* STATED PROBLEM
Repeat the entries below exactly as they appear, with no pictures.

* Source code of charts
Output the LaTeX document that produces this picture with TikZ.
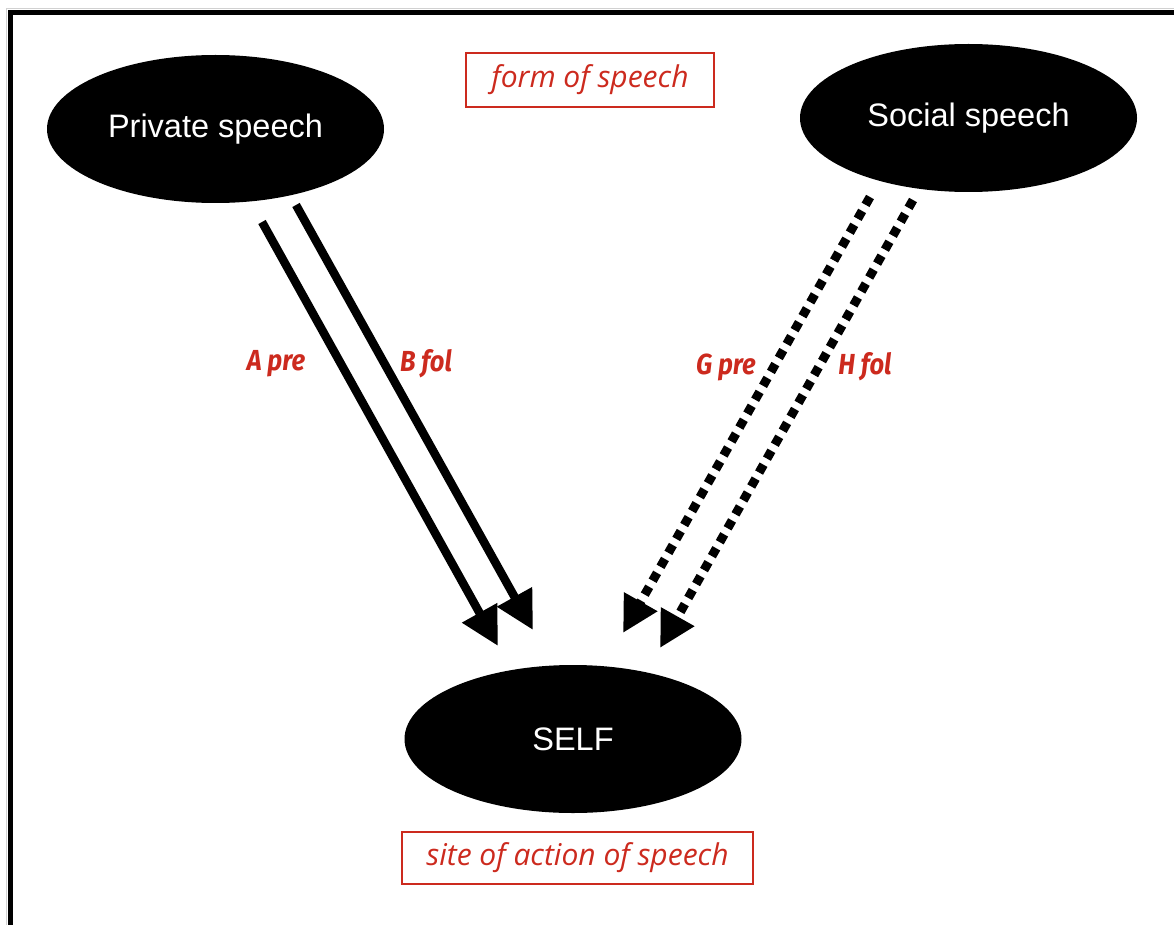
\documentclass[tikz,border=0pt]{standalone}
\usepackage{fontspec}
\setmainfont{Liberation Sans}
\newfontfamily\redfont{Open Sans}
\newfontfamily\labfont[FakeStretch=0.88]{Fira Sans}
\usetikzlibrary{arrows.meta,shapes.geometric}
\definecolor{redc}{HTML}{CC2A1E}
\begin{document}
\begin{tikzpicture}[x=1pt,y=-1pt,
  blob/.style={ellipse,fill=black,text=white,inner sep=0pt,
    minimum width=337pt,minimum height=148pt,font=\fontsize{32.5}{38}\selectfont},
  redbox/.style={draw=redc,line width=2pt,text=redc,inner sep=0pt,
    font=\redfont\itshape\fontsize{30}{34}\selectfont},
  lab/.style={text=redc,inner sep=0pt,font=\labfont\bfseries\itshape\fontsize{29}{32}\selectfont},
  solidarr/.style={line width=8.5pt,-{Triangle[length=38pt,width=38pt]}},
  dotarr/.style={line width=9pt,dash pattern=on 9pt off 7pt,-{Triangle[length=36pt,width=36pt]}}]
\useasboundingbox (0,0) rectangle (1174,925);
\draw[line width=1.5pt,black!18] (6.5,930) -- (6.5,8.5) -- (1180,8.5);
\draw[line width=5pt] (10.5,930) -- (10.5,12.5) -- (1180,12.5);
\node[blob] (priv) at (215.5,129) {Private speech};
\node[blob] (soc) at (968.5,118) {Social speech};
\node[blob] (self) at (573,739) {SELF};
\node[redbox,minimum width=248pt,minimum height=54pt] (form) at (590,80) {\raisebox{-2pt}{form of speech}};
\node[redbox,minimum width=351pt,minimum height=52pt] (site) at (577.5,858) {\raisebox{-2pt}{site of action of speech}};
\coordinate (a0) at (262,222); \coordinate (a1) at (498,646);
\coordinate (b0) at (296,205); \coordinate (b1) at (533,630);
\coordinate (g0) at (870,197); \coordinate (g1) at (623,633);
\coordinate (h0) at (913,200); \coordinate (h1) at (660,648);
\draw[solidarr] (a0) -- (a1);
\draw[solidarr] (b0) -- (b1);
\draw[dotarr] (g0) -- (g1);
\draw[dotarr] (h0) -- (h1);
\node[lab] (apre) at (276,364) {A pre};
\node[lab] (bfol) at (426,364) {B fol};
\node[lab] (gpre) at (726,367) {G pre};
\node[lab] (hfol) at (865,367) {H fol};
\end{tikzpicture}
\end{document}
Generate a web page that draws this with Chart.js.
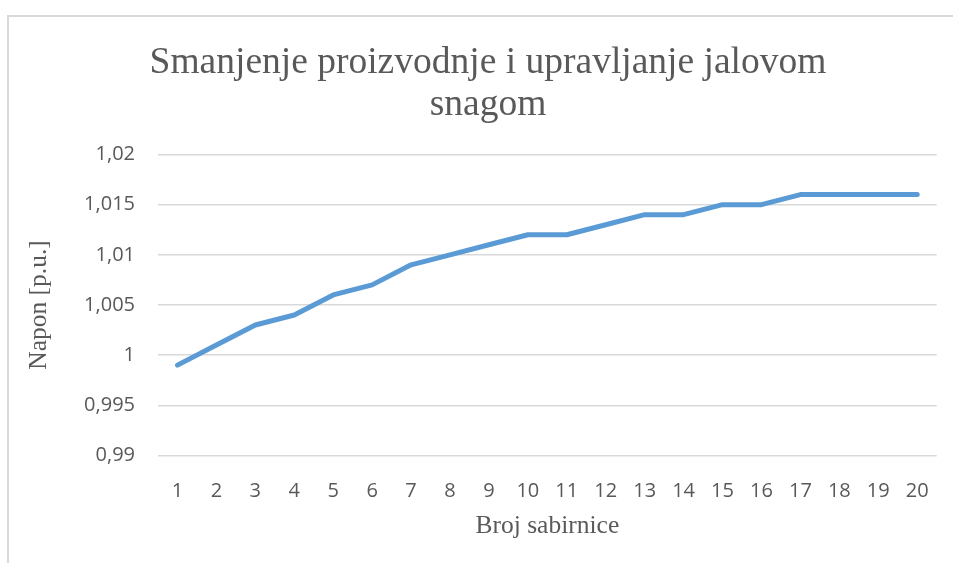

* EXERCISE ANSWER
Output the LaTeX document that produces this picture with TikZ.
\documentclass[tikz,border=0pt]{standalone}
\usepackage{fontspec}
\setmainfont{Liberation Sans}
\newfontfamily\redfont{Open Sans}
\newfontfamily\labfont[FakeStretch=0.88]{Fira Sans}
\usetikzlibrary{arrows.meta,shapes.geometric}
\definecolor{redc}{HTML}{CC2A1E}
\begin{document}
\begin{tikzpicture}[x=1pt,y=-1pt,
  blob/.style={ellipse,fill=black,text=white,inner sep=0pt,
    minimum width=337pt,minimum height=148pt,font=\fontsize{32.5}{38}\selectfont},
  redbox/.style={draw=redc,line width=2pt,text=redc,inner sep=0pt,
    font=\redfont\itshape\fontsize{30}{34}\selectfont},
  lab/.style={text=redc,inner sep=0pt,font=\labfont\bfseries\itshape\fontsize{29}{32}\selectfont},
  solidarr/.style={line width=8.5pt,-{Triangle[length=38pt,width=38pt]}},
  dotarr/.style={line width=9pt,dash pattern=on 9pt off 7pt,-{Triangle[length=36pt,width=36pt]}}]
\useasboundingbox (0,0) rectangle (1174,925);
\draw[line width=1.5pt,black!18] (6.5,930) -- (6.5,8.5) -- (1180,8.5);
\draw[line width=5pt] (10.5,930) -- (10.5,12.5) -- (1180,12.5);
\node[blob] (priv) at (215.5,129) {Private speech};
\node[blob] (soc) at (968.5,118) {Social speech};
\node[blob] (self) at (573,739) {SELF};
\node[redbox,minimum width=248pt,minimum height=54pt] (form) at (590,80) {\raisebox{-2pt}{form of speech}};
\node[redbox,minimum width=351pt,minimum height=52pt] (site) at (577.5,858) {\raisebox{-2pt}{site of action of speech}};
\coordinate (a0) at (262,222); \coordinate (a1) at (498,646);
\coordinate (b0) at (296,205); \coordinate (b1) at (533,630);
\coordinate (g0) at (870,197); \coordinate (g1) at (623,633);
\coordinate (h0) at (913,200); \coordinate (h1) at (660,648);
\draw[solidarr] (a0) -- (a1);
\draw[solidarr] (b0) -- (b1);
\draw[dotarr] (g0) -- (g1);
\draw[dotarr] (h0) -- (h1);
\node[lab] (apre) at (276,364) {A pre};
\node[lab] (bfol) at (426,364) {B fol};
\node[lab] (gpre) at (726,367) {G pre};
\node[lab] (hfol) at (865,367) {H fol};
\end{tikzpicture}
\end{document}
Generate a web page that draws this with Chart.js.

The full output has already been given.